STATED TASK: Reproduce every line of the listing as written, apart from the pictures.

— Start MATERIAL FOR THE TASK —

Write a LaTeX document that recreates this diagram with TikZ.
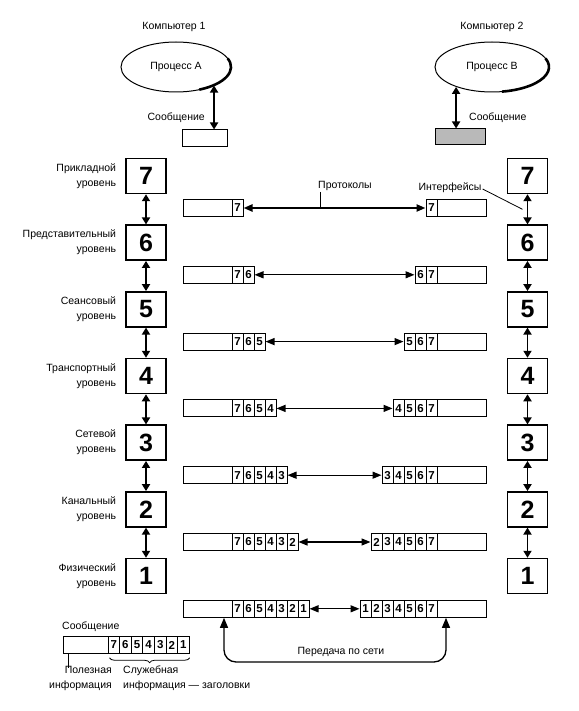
\documentclass[tikz,border=0pt]{standalone}
\usepackage{fontspec}
\setmainfont{Liberation Sans}
\usetikzlibrary{arrows.meta,shapes.geometric,decorations.pathreplacing,calc}
\begin{document}
\begin{tikzpicture}[x=1pt,y=1pt]
\tikzset{
 lay/.style={draw, line width=1.5pt, minimum width=40pt, minimum height=35pt, inner sep=0pt, font=\fontsize{25}{25}\selectfont\bfseries},
 pay/.style={draw, line width=1pt, minimum width=49pt, minimum height=17pt, inner sep=0pt},
 cellb/.style={draw, line width=1pt, minimum width=11pt, minimum height=17pt, inner sep=0pt, font=\fontsize{11.5}{11.5}\selectfont\bfseries},
 lbl/.style={inner sep=1pt, font=\fontsize{10.5}{15}\selectfont},
 harrow/.style={line width=1.3pt, {Triangle[length=9pt,width=7pt]}-{Triangle[length=9pt,width=7pt]}},
 varrow/.style={line width=1.8pt, {Triangle[length=7pt,width=8pt]}-{Triangle[length=7pt,width=8pt]}},
 proc/.style={ellipse, draw, line width=1pt, inner sep=0pt, font=\fontsize{10.5}{12}\selectfont},
 thin/.style={line width=0.8pt},
}
\useasboundingbox (0,0) rectangle (578,-711);

% top
\node[lbl] (K1) at (174,-27) {Компьютер 1};
\node[lbl] (K2) at (492,-27) {Компьютер 2};
\node[proc, minimum width=110pt, minimum height=50pt] (EA) at (176,-67) {Процесс А};
\node[proc, minimum width=114pt, minimum height=50pt] (EB) at (492,-67) {Процесс В};
\draw[line width=2.6pt] (EA.center) ++(20:55pt and 25pt) arc[start angle=20, end angle=-65, x radius=55pt, y radius=25pt];
\draw[line width=2.6pt] (EB.center) ++(20:57pt and 25pt) arc[start angle=20, end angle=-80, x radius=57pt, y radius=25pt];
\node[draw, line width=1pt, minimum width=45pt, minimum height=17pt, inner sep=0pt] (MA) at (204.5,-138.5) {};
\node[draw, line width=1pt, fill=gray!55, minimum width=50pt, minimum height=16pt, inner sep=0pt] (MB) at (460,-137) {};
\draw[varrow] (EA.-26.6) -- (EA.-26.6 |- MA.north);
\draw[varrow] (EB.-151.7) -- (EB.-151.7 |- MB.north);
\node[lbl, anchor=east] (SA) at (206,-118) {Сообщение};
\node[lbl, anchor=west] (SB) at (468,-118) {Сообщение};

% layers
\foreach \k/\nm in {7/Прикладной,6/Представительный,5/Сеансовый,4/Транспортный,3/Сетевой,2/Канальный,1/Физический} {
  \pgfmathsetmacro{\yb}{-(176+(7-\k)*66.67)}
  \node[lay] (L\k) at (146,\yb) {\k};
  \node[lay] (R\k) at (527.5,\yb) {\k};
  \node[lbl, anchor=east, align=right] (T\k) at ($(L\k.west)+(-8,0)$) {\nm\\уровень};
}
\foreach \k [evaluate=\k as \m using int(\k-1)] in {7,...,2} {
  \draw[varrow] (L\k.south) -- (L\m.north);
  \draw[varrow] (R\k.south) -- (R\m.north);
}

% message rows
\foreach \k in {7,...,1} {
  \pgfmathsetmacro{\yr}{-(208+(7-\k)*66.8)}
  \node[pay] (PL\k) at (207.5,\yr) {};
  \node[pay] (PR\k) at (461.5,\yr) {};
  \foreach \d in {\k,...,7} {
    \pgfmathsetmacro{\xc}{232+11*(7-\d)+5.5}
    \node[cellb] (CL\k-\d) at (\xc,\yr) {\d};
    \pgfmathsetmacro{\xr}{437-11*(7-\d)-5.5}
    \node[cellb] (CR\k-\d) at (\xr,\yr) {\d};
  }
  \pgfmathsetmacro{\lw}{\k==7 ? 2.2 : 1.3}
  \draw[harrow, line width=\lw pt] (CL\k-\k.east) -- (CR\k-\k.west);
}

% protocol / interface labels
\node[lbl] (PRT) at (345,-186) {Протоколы};
\coordinate (pt) at ($(PRT.south west)+(3,0)$);
\draw[thin] (pt) -- (pt |- PL7.center);
\node[lbl] (IF) at (450,-188) {Интерфейсы};
\coordinate (ift) at ($(R7.south)!0.5!(R6.north)+(-5,0)$);
\draw[thin] ($(IF.east)+(0,-1)$) -- (ift);

% network transfer
\coordinate (ca) at ($(PL1.south)+(16.5,0)$);
\coordinate (cb) at ($(PR1.south)+(-15.5,0)$);
\coordinate (cbot) at (0,-662);
\draw[line width=1.3pt, {Triangle[length=10pt,width=8pt]}-{Triangle[length=10pt,width=8pt]}, rounded corners=12pt]
  (ca) -- (ca |- cbot) -- (cb |- cbot) -- (cb);
\node[lbl] (NET) at (341,-652) {Передача по сети};

% legend
\node[lbl, anchor=west] (LS) at (61,-627) {Сообщение};
\node[draw, line width=1pt, minimum width=45pt, minimum height=16.5pt, inner sep=0pt] (LPL) at (85.5,-645) {};
\foreach \d in {1,...,7} {
  \pgfmathsetmacro{\xl}{108+11.6*(7-\d)+5.8}
  \node[cellb, minimum width=11.6pt, minimum height=16.5pt] (LC\d) at (\xl,-645) {\d};
}
\coordinate (lt) at ($(LPL.south west)+(6,0)$);
\coordinate (lt2) at ($(lt)+(0,-14)$);
\draw[thin] (lt) -- (lt2);
\draw[thin, decorate, decoration={brace, mirror, amplitude=5pt}] ($(LC7.south west)+(2,-4)$) -- ($(LC1.south east)+(0,-4)$);
\node[lbl, anchor=north east, align=right] (LP) at (113,-665) {Полезная\\информация};
\node[lbl, anchor=north west, align=left] (LSI) at (122,-665) {Служебная\\информация — заголовки};
\end{tikzpicture}
\end{document}
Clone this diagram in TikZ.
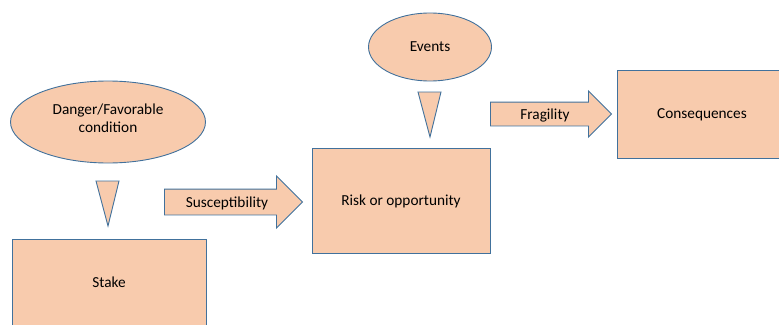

— End MATERIAL FOR THE TASK —

COMPLETED TASK:
Write a LaTeX document that recreates this diagram with TikZ.
\documentclass[tikz,border=0pt]{standalone}
\usepackage{fontspec}
\setmainfont{Liberation Sans}
\usetikzlibrary{arrows.meta,shapes.geometric,decorations.pathreplacing,calc}
\begin{document}
\begin{tikzpicture}[x=1pt,y=1pt]
\tikzset{
 lay/.style={draw, line width=1.5pt, minimum width=40pt, minimum height=35pt, inner sep=0pt, font=\fontsize{25}{25}\selectfont\bfseries},
 pay/.style={draw, line width=1pt, minimum width=49pt, minimum height=17pt, inner sep=0pt},
 cellb/.style={draw, line width=1pt, minimum width=11pt, minimum height=17pt, inner sep=0pt, font=\fontsize{11.5}{11.5}\selectfont\bfseries},
 lbl/.style={inner sep=1pt, font=\fontsize{10.5}{15}\selectfont},
 harrow/.style={line width=1.3pt, {Triangle[length=9pt,width=7pt]}-{Triangle[length=9pt,width=7pt]}},
 varrow/.style={line width=1.8pt, {Triangle[length=7pt,width=8pt]}-{Triangle[length=7pt,width=8pt]}},
 proc/.style={ellipse, draw, line width=1pt, inner sep=0pt, font=\fontsize{10.5}{12}\selectfont},
 thin/.style={line width=0.8pt},
}
\useasboundingbox (0,0) rectangle (578,-711);

% top
\node[lbl] (K1) at (174,-27) {Компьютер 1};
\node[lbl] (K2) at (492,-27) {Компьютер 2};
\node[proc, minimum width=110pt, minimum height=50pt] (EA) at (176,-67) {Процесс А};
\node[proc, minimum width=114pt, minimum height=50pt] (EB) at (492,-67) {Процесс В};
\draw[line width=2.6pt] (EA.center) ++(20:55pt and 25pt) arc[start angle=20, end angle=-65, x radius=55pt, y radius=25pt];
\draw[line width=2.6pt] (EB.center) ++(20:57pt and 25pt) arc[start angle=20, end angle=-80, x radius=57pt, y radius=25pt];
\node[draw, line width=1pt, minimum width=45pt, minimum height=17pt, inner sep=0pt] (MA) at (204.5,-138.5) {};
\node[draw, line width=1pt, fill=gray!55, minimum width=50pt, minimum height=16pt, inner sep=0pt] (MB) at (460,-137) {};
\draw[varrow] (EA.-26.6) -- (EA.-26.6 |- MA.north);
\draw[varrow] (EB.-151.7) -- (EB.-151.7 |- MB.north);
\node[lbl, anchor=east] (SA) at (206,-118) {Сообщение};
\node[lbl, anchor=west] (SB) at (468,-118) {Сообщение};

% layers
\foreach \k/\nm in {7/Прикладной,6/Представительный,5/Сеансовый,4/Транспортный,3/Сетевой,2/Канальный,1/Физический} {
  \pgfmathsetmacro{\yb}{-(176+(7-\k)*66.67)}
  \node[lay] (L\k) at (146,\yb) {\k};
  \node[lay] (R\k) at (527.5,\yb) {\k};
  \node[lbl, anchor=east, align=right] (T\k) at ($(L\k.west)+(-8,0)$) {\nm\\уровень};
}
\foreach \k [evaluate=\k as \m using int(\k-1)] in {7,...,2} {
  \draw[varrow] (L\k.south) -- (L\m.north);
  \draw[varrow] (R\k.south) -- (R\m.north);
}

% message rows
\foreach \k in {7,...,1} {
  \pgfmathsetmacro{\yr}{-(208+(7-\k)*66.8)}
  \node[pay] (PL\k) at (207.5,\yr) {};
  \node[pay] (PR\k) at (461.5,\yr) {};
  \foreach \d in {\k,...,7} {
    \pgfmathsetmacro{\xc}{232+11*(7-\d)+5.5}
    \node[cellb] (CL\k-\d) at (\xc,\yr) {\d};
    \pgfmathsetmacro{\xr}{437-11*(7-\d)-5.5}
    \node[cellb] (CR\k-\d) at (\xr,\yr) {\d};
  }
  \pgfmathsetmacro{\lw}{\k==7 ? 2.2 : 1.3}
  \draw[harrow, line width=\lw pt] (CL\k-\k.east) -- (CR\k-\k.west);
}

% protocol / interface labels
\node[lbl] (PRT) at (345,-186) {Протоколы};
\coordinate (pt) at ($(PRT.south west)+(3,0)$);
\draw[thin] (pt) -- (pt |- PL7.center);
\node[lbl] (IF) at (450,-188) {Интерфейсы};
\coordinate (ift) at ($(R7.south)!0.5!(R6.north)+(-5,0)$);
\draw[thin] ($(IF.east)+(0,-1)$) -- (ift);

% network transfer
\coordinate (ca) at ($(PL1.south)+(16.5,0)$);
\coordinate (cb) at ($(PR1.south)+(-15.5,0)$);
\coordinate (cbot) at (0,-662);
\draw[line width=1.3pt, {Triangle[length=10pt,width=8pt]}-{Triangle[length=10pt,width=8pt]}, rounded corners=12pt]
  (ca) -- (ca |- cbot) -- (cb |- cbot) -- (cb);
\node[lbl] (NET) at (341,-652) {Передача по сети};

% legend
\node[lbl, anchor=west] (LS) at (61,-627) {Сообщение};
\node[draw, line width=1pt, minimum width=45pt, minimum height=16.5pt, inner sep=0pt] (LPL) at (85.5,-645) {};
\foreach \d in {1,...,7} {
  \pgfmathsetmacro{\xl}{108+11.6*(7-\d)+5.8}
  \node[cellb, minimum width=11.6pt, minimum height=16.5pt] (LC\d) at (\xl,-645) {\d};
}
\coordinate (lt) at ($(LPL.south west)+(6,0)$);
\coordinate (lt2) at ($(lt)+(0,-14)$);
\draw[thin] (lt) -- (lt2);
\draw[thin, decorate, decoration={brace, mirror, amplitude=5pt}] ($(LC7.south west)+(2,-4)$) -- ($(LC1.south east)+(0,-4)$);
\node[lbl, anchor=north east, align=right] (LP) at (113,-665) {Полезная\\информация};
\node[lbl, anchor=north west, align=left] (LSI) at (122,-665) {Служебная\\информация — заголовки};
\end{tikzpicture}
\end{document}
Clone this diagram in TikZ.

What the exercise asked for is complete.